• **STATED GOAL**: Leave out all pictures. Return exactly the lines from the top of the material through the line containing "0.001', '< 0.001', '0.114'];".

• **DATASET EXTRACT**:

##############################

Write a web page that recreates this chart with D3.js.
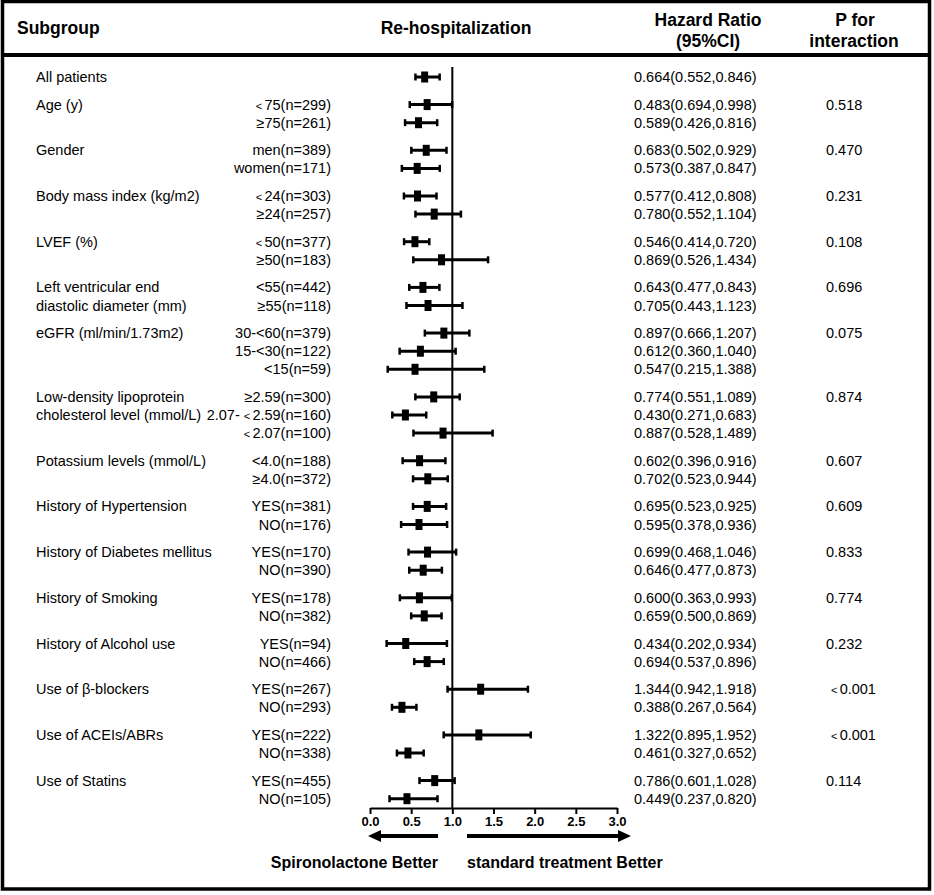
<!DOCTYPE html>
<html>
<head>
<meta charset="utf-8">
<script src="https://cdn.jsdelivr.net/npm/d3@7"></script>
<style>
  body { margin: 0; background: #fff; }
  svg text { font-family: Arial, "Liberation Sans", sans-serif; fill: #000; }
</style>
</head>
<body>
<svg id="forest"></svg>
<script>
// subgroup labels (one or two lines each)
const groupNames = [
  ['All patients'], ['Age (y)'], ['Gender'], ['Body mass index (kg/m2)'], ['LVEF (%)'],
  ['Left ventricular end', 'diastolic diameter (mm)'], ['eGFR (ml/min/1.73m2)'],
  ['Low-density lipoprotein', 'cholesterol level (mmol/L)'], ['Potassium levels (mmol/L)'],
  ['History of Hypertension'], ['History of Diabetes mellitus'], ['History of Smoking'],
  ['History of Alcohol use'], ['Use of β-blockers'], ['Use of ACEIs/ABRs'], ['Use of Statins']
];
const categories = [
  [''], ['< 75(n=299)', '≥75(n=261)'], ['men(n=389)', 'women(n=171)'],
  ['< 24(n=303)', '≥24(n=257)'], ['< 50(n=377)', '≥50(n=183)'],
  ['<55(n=442)', '≥55(n=118)'], ['30-<60(n=379)', '15-<30(n=122)', '<15(n=59)'],
  ['≥2.59(n=300)', '2.07- < 2.59(n=160)', '< 2.07(n=100)'], ['<4.0(n=188)', '≥4.0(n=372)'],
  ['YES(n=381)', 'NO(n=176)'], ['YES(n=170)', 'NO(n=390)'], ['YES(n=178)', 'NO(n=382)'],
  ['YES(n=94)', 'NO(n=466)'], ['YES(n=267)', 'NO(n=293)'], ['YES(n=222)', 'NO(n=338)'],
  ['YES(n=455)', 'NO(n=105)']
];
const pValues = ['', '0.518', '0.470', '0.231', '0.108', '0.696', '0.075', '0.874', '0.607',
  '0.609', '0.833', '0.774', '0.232', '< 0.001', '< 0.001', '0.114'];

// plotted estimates, one per row
const hr = [0.664, 0.694, 0.589, 0.683, 0.573, 0.577, 0.780, 0.546, 0.869, 0.643, 0.705,
  0.897, 0.612, 0.547, 0.774, 0.430, 0.887, 0.602, 0.702, 0.695, 0.595, 0.699, 0.646,
  0.600, 0.659, 0.434, 0.694, 1.344, 0.388, 1.322, 0.461, 0.786, 0.449];
const lo = [0.552, 0.483, 0.426, 0.502, 0.387, 0.412, 0.552, 0.414, 0.526, 0.477, 0.443,
  0.666, 0.360, 0.215, 0.551, 0.271, 0.528, 0.396, 0.523, 0.523, 0.378, 0.468, 0.477,
  0.363, 0.500, 0.202, 0.537, 0.942, 0.267, 0.895, 0.327, 0.601, 0.237];
const hi = [0.846, 0.998, 0.816, 0.929, 0.847, 0.808, 1.104, 0.720, 1.434, 0.843, 1.123,
  1.207, 1.040, 1.388, 1.089, 0.683, 1.489, 0.916, 0.944, 0.925, 0.936, 1.046, 0.873,
  0.993, 0.869, 0.934, 0.896, 1.918, 0.564, 1.952, 0.652, 1.028, 0.820];
const hrLabels = ['0.664(0.552,0.846)', '0.483(0.694,0.998)', '0.589(0.426,0.816)',
  '0.683(0.502,0.929)', '0.573(0.387,0.847)', '0.577(0.412,0.808)', '0.780(0.552,1.104)',
  '0.546(0.414,0.720)', '0.869(0.526,1.434)', '0.643(0.477,0.843)', '0.705(0.443,1.123)',
  '0.897(0.666,1.207)', '0.612(0.360,1.040)', '0.547(0.215,1.388)', '0.774(0.551,1.089)',
  '0.430(0.271,0.683)', '0.887(0.528,1.489)', '0.602(0.396,0.916)', '0.702(0.523,0.944)',
  '0.695(0.523,0.925)', '0.595(0.378,0.936)', '0.699(0.468,1.046)', '0.646(0.477,0.873)',
  '0.600(0.363,0.993)', '0.659(0.500,0.869)', '0.434(0.202,0.934)', '0.694(0.537,0.896)',
  '1.344(0.942,1.918)', '0.388(0.267,0.564)', '1.322(0.895,1.952)', '0.461(0.327,0.652)',
  '0.786(0.601,1.028)', '0.449(0.237,0.820)'];
const ticks = [0, 0.5, 1, 1.5, 2, 2.5, 3];

const W = 934, H = 895;
const svg = d3.select('#forest').attr('width', W).attr('height', H);

// row layout: 18.1px per row, half-row gap between groups
const rows = [];
categories.forEach((cats, g) => {
  cats.forEach((c, k) => rows.push({ g: g, k: k, cat: c }));
});
rows.forEach((r, i) => {
  r.i = i;
  r.y = 77 + i * 18.1 + r.g * 9.5;
  r.hr = hr[i]; r.lo = lo[i]; r.hi = hi[i]; r.label = hrLabels[i];
});

const x = d3.scaleLinear().domain([0, 3]).range([370, 617]);
const axisY = 808;

// the source draws "< " with a small glyph
function withSmallLt(sel, str) {
  str.split(/(< )/).forEach(part => {
    if (!part) return;
    if (part === '< ') sel.append('tspan').style('font-size', '11px').text('<\u2009');
    else sel.append('tspan').text(part);
  });
}

// frame and header rule
svg.append('rect')
  .attr('x', 2.5).attr('y', 1.5)
  .attr('width', 927).attr('height', 887.5)
  .attr('fill', 'none').attr('stroke', '#000').attr('stroke-width', 3.5);
svg.append('line')
  .attr('x1', 2).attr('x2', 930)
  .attr('y1', 55).attr('y2', 55)
  .attr('stroke', '#000').attr('stroke-width', 4);

// header
const head = svg.append('g').style('font-weight', 'bold').style('font-size', '17.5px');
head.append('text').attr('x', 17).attr('y', 34).text('Subgroup');
head.append('text').attr('x', 456).attr('y', 34).attr('text-anchor', 'middle').text('Re-hospitalization');
head.append('text').attr('x', 708).attr('y', 26).attr('text-anchor', 'middle').text('Hazard Ratio');
head.append('text').attr('x', 708).attr('y', 47).attr('text-anchor', 'middle').text('(95%CI)');
head.append('text').attr('x', 855).attr('y', 26).attr('text-anchor', 'middle').text('P for');
head.append('text').attr('x', 854).attr('y', 47).attr('text-anchor', 'middle').text('interaction');

// text columns
const body = svg.append('g').style('font-size', '14.5px');
rows.forEach(r => {
  if (r.k < groupNames[r.g].length) {
    body.append('text').attr('x', 36).attr('y', r.y).attr('dy', '0.35em').text(groupNames[r.g][r.k]);
  }
  const cat = body.append('text').attr('x', 331).attr('y', r.y).attr('dy', '0.35em')
    .attr('text-anchor', 'end');
  withSmallLt(cat, r.cat);
  body.append('text').attr('x', 634).attr('y', r.y).attr('dy', '0.35em').text(r.label);
  if (r.k === 0 && pValues[r.g]) {
    const p = body.append('text').attr('x', pValues[r.g].startsWith('<') ? 831 : 826)
      .attr('y', r.y).attr('dy', '0.35em');
    withSmallLt(p, pValues[r.g]);
  }
});

// reference line at HR = 1
svg.append('line')
  .attr('x1', x(1)).attr('x2', x(1))
  .attr('y1', 67).attr('y2', axisY)
  .attr('stroke', '#000').attr('stroke-width', 2);

// CIs, caps and boxes
const marks = svg.append('g');
marks.selectAll('.ci').data(rows).enter().append('line')
  .attr('x1', d => x(d.lo)).attr('x2', d => x(d.hi))
  .attr('y1', d => d.y).attr('y2', d => d.y)
  .attr('stroke', '#000').attr('stroke-width', 3);
marks.selectAll('.capL').data(rows).enter().append('line')
  .attr('x1', d => x(d.lo)).attr('x2', d => x(d.lo))
  .attr('y1', d => d.y - 3.5).attr('y2', d => d.y + 3.5)
  .attr('stroke', '#000').attr('stroke-width', 2.5);
marks.selectAll('.capR').data(rows).enter().append('line')
  .attr('x1', d => x(d.hi)).attr('x2', d => x(d.hi))
  .attr('y1', d => d.y - 3.5).attr('y2', d => d.y + 3.5)
  .attr('stroke', '#000').attr('stroke-width', 2.5);
marks.selectAll('.box').data(rows).enter().append('rect')
  .attr('x', d => x(d.hr) - 3.5).attr('y', d => d.y - 5.5)
  .attr('width', 7).attr('height', 11)
  .attr('fill', '#000');

// axis
const axis = svg.append('g')
  .attr('transform', `translate(0,${axisY})`)
  .call(d3.axisBottom(x).tickValues(ticks).tickFormat(d3.format('.1f')).tickSize(6).tickSizeOuter(0));
axis.select('.domain').attr('stroke-width', 2);
axis.selectAll('.tick line').attr('stroke-width', 2);
axis.selectAll('.tick text')
  .style('font-family', 'Arial, "Liberation Sans", sans-serif')
  .style('font-size', '13px').style('font-weight', 'bold').attr('y', 9);

// direction arrows
const arrowY = 836;
svg.append('line').attr('x1', 378).attr('x2', 438).attr('y1', arrowY).attr('y2', arrowY)
  .attr('stroke', '#000').attr('stroke-width', 4);
svg.append('path').attr('d', `M368,${arrowY} L381,${arrowY - 6} L381,${arrowY + 6} Z`).attr('fill', '#000');
svg.append('line').attr('x1', 467).attr('x2', 620).attr('y1', arrowY).attr('y2', arrowY)
  .attr('stroke', '#000').attr('stroke-width', 4);
svg.append('path').attr('d', `M631,${arrowY} L618,${arrowY - 6} L618,${arrowY + 6} Z`).attr('fill', '#000');

const foot = svg.append('g').style('font-weight', 'bold').style('font-size', '16px');
foot.append('text').attr('x', 438).attr('y', 868).attr('text-anchor', 'end').text('Spironolactone Better');
foot.append('text').attr('x', 467).attr('y', 868).text('standard treatment Better');
</script>
</body>
</html>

##############################

• **FINAL ANSWER**:
Write a web page that recreates this chart with D3.js.
<!DOCTYPE html>
<html>
<head>
<meta charset="utf-8">
<script src="https://cdn.jsdelivr.net/npm/d3@7"></script>
<style>
  body { margin: 0; background: #fff; }
  svg text { font-family: Arial, "Liberation Sans", sans-serif; fill: #000; }
</style>
</head>
<body>
<svg id="forest"></svg>
<script>
// subgroup labels (one or two lines each)
const groupNames = [
  ['All patients'], ['Age (y)'], ['Gender'], ['Body mass index (kg/m2)'], ['LVEF (%)'],
  ['Left ventricular end', 'diastolic diameter (mm)'], ['eGFR (ml/min/1.73m2)'],
  ['Low-density lipoprotein', 'cholesterol level (mmol/L)'], ['Potassium levels (mmol/L)'],
  ['History of Hypertension'], ['History of Diabetes mellitus'], ['History of Smoking'],
  ['History of Alcohol use'], ['Use of β-blockers'], ['Use of ACEIs/ABRs'], ['Use of Statins']
];
const categories = [
  [''], ['< 75(n=299)', '≥75(n=261)'], ['men(n=389)', 'women(n=171)'],
  ['< 24(n=303)', '≥24(n=257)'], ['< 50(n=377)', '≥50(n=183)'],
  ['<55(n=442)', '≥55(n=118)'], ['30-<60(n=379)', '15-<30(n=122)', '<15(n=59)'],
  ['≥2.59(n=300)', '2.07- < 2.59(n=160)', '< 2.07(n=100)'], ['<4.0(n=188)', '≥4.0(n=372)'],
  ['YES(n=381)', 'NO(n=176)'], ['YES(n=170)', 'NO(n=390)'], ['YES(n=178)', 'NO(n=382)'],
  ['YES(n=94)', 'NO(n=466)'], ['YES(n=267)', 'NO(n=293)'], ['YES(n=222)', 'NO(n=338)'],
  ['YES(n=455)', 'NO(n=105)']
];
const pValues = ['', '0.518', '0.470', '0.231', '0.108', '0.696', '0.075', '0.874', '0.607',
  '0.609', '0.833', '0.774', '0.232', '< 0.001', '< 0.001', '0.114'];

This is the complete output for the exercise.